Goal » Reply with one number: how many lines contain the word "this".

(Figure scripts)
■ ■ ■ ■

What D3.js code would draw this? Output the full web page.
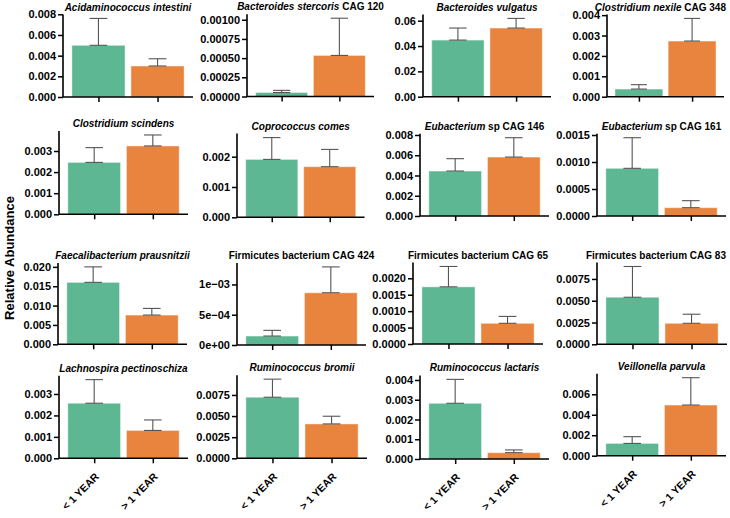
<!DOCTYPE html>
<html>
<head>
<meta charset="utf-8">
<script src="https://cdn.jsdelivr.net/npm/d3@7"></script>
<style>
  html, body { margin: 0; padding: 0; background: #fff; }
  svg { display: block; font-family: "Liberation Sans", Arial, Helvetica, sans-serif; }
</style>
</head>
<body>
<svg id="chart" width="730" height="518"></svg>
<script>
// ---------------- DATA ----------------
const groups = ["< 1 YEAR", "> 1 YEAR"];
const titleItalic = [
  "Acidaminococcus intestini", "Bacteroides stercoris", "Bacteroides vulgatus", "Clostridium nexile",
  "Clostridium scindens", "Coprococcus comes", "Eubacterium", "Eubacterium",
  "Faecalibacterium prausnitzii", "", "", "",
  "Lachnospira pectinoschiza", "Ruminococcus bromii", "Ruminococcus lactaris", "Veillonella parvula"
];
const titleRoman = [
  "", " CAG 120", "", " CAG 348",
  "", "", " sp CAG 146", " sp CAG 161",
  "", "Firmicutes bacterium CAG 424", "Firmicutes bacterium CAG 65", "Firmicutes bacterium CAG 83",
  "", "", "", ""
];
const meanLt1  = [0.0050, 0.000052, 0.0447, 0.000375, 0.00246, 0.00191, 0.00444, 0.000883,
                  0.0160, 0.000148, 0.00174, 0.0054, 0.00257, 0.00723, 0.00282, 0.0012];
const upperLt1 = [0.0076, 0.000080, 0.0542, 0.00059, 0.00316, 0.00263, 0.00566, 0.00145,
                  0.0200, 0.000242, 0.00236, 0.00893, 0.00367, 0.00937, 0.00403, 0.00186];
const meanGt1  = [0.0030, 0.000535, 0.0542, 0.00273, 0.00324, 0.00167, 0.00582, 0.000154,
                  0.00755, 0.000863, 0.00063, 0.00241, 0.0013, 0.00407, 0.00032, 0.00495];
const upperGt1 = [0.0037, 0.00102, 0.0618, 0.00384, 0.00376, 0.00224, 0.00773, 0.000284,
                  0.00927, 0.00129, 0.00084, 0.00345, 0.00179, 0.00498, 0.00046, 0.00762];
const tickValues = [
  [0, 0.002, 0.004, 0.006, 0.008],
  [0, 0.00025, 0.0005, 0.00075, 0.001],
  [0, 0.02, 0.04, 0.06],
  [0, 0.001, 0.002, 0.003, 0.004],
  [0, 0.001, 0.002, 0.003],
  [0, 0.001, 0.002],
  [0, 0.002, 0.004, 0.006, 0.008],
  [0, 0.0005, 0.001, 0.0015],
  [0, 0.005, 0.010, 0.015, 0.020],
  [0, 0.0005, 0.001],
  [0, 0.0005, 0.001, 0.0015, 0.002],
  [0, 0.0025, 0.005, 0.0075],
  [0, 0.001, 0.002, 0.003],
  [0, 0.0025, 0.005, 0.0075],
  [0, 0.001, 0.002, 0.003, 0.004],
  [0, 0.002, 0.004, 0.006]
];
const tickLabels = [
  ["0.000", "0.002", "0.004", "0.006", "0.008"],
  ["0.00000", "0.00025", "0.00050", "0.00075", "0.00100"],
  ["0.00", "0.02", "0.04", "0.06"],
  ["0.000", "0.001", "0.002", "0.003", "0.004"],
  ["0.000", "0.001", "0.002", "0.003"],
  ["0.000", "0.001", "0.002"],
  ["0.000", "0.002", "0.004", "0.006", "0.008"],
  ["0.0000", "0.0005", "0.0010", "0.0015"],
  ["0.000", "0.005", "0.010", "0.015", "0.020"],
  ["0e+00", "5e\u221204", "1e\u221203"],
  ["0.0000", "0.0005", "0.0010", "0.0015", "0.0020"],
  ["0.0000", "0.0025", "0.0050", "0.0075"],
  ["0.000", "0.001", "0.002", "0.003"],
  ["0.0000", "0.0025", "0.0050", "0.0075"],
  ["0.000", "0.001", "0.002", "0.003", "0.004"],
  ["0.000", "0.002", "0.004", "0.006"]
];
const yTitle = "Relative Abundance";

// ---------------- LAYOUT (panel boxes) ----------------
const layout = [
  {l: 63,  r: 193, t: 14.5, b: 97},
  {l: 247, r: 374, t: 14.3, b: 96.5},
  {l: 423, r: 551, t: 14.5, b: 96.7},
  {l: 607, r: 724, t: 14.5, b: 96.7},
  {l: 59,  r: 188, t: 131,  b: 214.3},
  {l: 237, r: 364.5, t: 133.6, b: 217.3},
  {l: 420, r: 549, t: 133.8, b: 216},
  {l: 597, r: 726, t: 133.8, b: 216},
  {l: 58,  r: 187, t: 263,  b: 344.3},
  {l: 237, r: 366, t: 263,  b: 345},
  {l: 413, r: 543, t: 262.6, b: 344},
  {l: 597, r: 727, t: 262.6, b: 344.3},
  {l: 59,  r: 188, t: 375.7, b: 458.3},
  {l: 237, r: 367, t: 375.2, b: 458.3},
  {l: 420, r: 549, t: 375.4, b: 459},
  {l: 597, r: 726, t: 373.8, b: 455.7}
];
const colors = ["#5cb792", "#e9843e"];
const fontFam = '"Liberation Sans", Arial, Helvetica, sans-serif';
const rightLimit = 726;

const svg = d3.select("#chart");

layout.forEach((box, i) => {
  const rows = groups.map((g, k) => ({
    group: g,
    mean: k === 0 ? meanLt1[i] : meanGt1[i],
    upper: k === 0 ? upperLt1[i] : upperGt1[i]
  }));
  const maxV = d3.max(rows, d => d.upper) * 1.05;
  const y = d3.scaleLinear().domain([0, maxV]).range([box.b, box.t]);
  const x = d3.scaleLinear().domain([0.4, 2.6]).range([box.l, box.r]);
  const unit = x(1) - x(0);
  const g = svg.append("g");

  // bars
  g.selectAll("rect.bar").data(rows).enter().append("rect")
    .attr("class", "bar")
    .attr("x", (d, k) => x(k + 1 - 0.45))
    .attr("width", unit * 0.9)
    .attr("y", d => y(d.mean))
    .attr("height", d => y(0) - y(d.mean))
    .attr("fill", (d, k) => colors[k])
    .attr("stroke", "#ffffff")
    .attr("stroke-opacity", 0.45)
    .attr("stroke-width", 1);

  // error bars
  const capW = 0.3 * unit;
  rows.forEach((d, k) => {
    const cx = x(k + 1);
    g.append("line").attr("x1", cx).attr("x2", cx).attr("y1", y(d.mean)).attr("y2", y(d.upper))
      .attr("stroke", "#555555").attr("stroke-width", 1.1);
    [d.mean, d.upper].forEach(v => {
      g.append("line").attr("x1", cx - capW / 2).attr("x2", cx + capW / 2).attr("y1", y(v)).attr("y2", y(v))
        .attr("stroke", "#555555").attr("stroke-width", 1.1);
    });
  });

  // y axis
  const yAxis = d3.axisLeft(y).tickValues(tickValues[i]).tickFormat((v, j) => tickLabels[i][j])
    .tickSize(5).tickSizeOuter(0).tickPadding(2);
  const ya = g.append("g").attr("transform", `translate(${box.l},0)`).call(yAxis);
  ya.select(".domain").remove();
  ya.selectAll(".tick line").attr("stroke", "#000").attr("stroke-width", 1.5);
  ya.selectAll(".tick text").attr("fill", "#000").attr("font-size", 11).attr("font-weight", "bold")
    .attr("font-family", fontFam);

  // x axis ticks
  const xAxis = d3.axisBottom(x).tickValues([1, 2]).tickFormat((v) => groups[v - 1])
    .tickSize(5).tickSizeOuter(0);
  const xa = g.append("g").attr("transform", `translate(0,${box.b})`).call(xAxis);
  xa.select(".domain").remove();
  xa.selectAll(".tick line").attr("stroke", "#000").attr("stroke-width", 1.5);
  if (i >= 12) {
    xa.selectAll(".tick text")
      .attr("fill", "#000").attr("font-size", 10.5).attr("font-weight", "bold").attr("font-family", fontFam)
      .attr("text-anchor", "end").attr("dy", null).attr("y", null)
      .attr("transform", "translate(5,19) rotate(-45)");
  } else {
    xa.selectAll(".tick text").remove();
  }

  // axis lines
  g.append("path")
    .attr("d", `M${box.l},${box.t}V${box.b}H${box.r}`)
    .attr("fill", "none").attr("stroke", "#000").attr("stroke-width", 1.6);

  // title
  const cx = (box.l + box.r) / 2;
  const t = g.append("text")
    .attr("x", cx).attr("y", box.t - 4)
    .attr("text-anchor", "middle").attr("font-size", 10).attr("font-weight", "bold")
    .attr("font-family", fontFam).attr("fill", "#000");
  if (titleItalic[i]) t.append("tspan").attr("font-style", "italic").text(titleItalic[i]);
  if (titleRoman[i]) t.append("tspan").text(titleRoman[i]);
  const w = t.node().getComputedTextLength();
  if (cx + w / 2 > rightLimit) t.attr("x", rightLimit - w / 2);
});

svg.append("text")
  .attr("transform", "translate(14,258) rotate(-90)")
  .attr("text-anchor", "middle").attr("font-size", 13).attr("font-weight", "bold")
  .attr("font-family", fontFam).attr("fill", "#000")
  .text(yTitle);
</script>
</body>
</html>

■ ■ ■ ■

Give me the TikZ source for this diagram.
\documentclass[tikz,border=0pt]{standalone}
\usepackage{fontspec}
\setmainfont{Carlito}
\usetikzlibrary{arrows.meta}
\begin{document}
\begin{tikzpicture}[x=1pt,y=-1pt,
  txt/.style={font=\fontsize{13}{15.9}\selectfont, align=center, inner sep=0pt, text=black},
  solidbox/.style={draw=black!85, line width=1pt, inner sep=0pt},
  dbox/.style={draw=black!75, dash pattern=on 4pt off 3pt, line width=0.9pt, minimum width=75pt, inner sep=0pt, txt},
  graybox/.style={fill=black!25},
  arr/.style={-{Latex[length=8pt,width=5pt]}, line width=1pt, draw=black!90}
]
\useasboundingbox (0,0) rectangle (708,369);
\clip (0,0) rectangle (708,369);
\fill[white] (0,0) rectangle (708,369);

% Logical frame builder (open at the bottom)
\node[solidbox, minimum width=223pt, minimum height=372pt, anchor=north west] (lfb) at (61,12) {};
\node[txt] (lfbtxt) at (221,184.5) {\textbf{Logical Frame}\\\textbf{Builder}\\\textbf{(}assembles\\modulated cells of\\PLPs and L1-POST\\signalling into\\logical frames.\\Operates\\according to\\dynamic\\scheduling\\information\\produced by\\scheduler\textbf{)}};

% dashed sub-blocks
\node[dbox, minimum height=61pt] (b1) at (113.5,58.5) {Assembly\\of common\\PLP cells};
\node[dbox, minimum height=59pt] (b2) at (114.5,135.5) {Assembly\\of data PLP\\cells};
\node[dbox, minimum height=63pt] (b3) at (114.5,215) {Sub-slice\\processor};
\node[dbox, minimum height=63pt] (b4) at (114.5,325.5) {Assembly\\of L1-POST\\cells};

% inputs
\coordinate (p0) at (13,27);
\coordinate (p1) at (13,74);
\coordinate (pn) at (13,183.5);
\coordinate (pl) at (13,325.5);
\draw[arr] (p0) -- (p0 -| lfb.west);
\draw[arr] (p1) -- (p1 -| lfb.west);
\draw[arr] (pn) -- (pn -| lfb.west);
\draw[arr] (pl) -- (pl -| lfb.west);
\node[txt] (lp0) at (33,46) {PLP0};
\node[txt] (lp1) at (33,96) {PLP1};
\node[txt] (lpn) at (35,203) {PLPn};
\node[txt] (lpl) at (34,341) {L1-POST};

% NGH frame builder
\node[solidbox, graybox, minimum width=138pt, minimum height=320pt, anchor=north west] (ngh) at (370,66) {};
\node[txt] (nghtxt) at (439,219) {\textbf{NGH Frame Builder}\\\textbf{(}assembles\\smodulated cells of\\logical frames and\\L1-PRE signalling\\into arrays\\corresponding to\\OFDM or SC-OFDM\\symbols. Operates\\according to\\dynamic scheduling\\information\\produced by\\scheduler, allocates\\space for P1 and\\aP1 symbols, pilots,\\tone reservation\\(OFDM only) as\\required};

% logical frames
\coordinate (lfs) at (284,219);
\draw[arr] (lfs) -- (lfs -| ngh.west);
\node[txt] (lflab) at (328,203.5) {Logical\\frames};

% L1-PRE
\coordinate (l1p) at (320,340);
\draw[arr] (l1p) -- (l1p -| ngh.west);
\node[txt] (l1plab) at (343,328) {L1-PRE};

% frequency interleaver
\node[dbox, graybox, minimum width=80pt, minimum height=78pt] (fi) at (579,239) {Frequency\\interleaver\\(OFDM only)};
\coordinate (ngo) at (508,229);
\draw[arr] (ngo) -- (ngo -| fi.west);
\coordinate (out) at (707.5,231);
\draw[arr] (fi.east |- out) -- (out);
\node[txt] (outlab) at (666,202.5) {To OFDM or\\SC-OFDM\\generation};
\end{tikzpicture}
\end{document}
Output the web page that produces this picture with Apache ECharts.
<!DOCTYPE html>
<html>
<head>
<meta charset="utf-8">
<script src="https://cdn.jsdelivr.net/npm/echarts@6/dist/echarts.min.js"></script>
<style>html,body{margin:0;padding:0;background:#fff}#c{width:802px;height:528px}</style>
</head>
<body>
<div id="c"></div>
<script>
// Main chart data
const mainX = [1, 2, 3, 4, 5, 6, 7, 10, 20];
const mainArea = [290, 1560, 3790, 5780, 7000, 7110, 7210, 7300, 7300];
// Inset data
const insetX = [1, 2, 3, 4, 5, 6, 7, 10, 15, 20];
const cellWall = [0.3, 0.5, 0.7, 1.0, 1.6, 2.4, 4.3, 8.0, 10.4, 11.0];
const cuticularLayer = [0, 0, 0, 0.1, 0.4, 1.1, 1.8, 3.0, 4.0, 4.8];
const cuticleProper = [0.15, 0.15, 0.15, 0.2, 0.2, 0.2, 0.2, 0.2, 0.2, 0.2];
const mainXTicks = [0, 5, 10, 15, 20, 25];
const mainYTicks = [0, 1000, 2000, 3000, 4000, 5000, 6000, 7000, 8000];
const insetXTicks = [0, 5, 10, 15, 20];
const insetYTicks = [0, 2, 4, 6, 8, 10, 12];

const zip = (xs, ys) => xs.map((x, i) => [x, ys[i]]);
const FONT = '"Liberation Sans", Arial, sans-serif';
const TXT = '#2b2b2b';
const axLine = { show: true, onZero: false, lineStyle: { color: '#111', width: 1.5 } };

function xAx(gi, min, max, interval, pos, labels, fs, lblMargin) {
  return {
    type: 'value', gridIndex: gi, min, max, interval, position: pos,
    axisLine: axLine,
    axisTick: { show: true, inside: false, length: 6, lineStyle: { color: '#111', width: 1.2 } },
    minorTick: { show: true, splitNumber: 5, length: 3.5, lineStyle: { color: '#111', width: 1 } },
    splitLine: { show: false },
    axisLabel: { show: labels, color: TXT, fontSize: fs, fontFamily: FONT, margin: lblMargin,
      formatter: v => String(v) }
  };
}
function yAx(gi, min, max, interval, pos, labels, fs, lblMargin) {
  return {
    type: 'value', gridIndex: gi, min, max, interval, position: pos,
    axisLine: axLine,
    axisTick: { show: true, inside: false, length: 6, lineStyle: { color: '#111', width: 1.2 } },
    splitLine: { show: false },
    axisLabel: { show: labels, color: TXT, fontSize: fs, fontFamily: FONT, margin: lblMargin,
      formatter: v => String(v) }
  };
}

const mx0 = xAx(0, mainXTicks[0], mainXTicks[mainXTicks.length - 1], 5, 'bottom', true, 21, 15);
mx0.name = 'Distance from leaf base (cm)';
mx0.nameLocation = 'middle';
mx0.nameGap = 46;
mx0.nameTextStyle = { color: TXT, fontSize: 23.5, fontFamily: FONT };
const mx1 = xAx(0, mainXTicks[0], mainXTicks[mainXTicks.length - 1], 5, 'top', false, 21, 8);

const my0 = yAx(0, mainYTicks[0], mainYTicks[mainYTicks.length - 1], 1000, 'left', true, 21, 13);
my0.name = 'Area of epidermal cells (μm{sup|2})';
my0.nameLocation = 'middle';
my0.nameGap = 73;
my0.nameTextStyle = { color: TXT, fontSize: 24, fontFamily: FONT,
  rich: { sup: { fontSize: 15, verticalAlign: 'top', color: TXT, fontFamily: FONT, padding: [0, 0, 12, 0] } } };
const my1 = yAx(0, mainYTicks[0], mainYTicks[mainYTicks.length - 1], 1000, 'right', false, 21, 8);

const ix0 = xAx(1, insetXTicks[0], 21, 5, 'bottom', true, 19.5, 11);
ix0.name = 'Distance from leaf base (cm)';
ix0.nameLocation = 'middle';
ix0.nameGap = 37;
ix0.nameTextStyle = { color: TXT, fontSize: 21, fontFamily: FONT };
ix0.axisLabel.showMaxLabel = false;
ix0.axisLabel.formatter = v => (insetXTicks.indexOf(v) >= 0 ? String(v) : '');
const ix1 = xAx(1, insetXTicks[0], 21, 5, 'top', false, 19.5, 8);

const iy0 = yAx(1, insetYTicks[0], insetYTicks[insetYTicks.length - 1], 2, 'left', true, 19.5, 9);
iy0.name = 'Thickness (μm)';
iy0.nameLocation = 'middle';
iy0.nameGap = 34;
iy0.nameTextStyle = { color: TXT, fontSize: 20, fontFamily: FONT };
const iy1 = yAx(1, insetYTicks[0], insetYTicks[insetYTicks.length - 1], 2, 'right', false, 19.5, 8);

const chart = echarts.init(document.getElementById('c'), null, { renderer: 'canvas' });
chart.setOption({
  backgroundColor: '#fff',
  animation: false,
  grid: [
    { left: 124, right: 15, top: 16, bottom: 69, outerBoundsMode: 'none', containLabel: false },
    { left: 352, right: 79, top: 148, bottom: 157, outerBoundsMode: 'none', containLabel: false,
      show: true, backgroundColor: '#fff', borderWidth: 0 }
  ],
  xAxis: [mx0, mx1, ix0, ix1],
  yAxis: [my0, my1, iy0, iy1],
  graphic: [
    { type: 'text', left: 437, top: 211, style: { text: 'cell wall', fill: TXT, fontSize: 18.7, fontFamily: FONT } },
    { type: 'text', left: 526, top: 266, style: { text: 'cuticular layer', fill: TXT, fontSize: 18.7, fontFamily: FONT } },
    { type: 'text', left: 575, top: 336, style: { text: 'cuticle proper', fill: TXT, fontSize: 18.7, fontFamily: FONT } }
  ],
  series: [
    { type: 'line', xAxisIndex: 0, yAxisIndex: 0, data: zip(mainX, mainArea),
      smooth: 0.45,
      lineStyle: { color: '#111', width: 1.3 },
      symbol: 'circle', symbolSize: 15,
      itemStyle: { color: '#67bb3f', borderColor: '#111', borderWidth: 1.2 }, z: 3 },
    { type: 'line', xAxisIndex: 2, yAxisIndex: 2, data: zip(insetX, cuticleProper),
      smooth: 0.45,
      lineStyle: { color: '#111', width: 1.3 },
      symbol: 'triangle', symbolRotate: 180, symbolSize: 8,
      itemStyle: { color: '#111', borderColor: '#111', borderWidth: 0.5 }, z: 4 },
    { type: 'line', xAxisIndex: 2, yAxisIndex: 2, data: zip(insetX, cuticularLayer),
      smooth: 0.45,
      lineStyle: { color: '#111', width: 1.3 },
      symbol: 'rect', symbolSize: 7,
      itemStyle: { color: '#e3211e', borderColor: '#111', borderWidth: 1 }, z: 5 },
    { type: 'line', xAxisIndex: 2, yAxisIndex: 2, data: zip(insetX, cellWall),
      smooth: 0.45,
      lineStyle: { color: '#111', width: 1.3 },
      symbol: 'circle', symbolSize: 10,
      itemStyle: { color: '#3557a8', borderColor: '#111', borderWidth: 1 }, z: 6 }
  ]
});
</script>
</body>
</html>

■ ■ ■ ■

Reply to the task » 3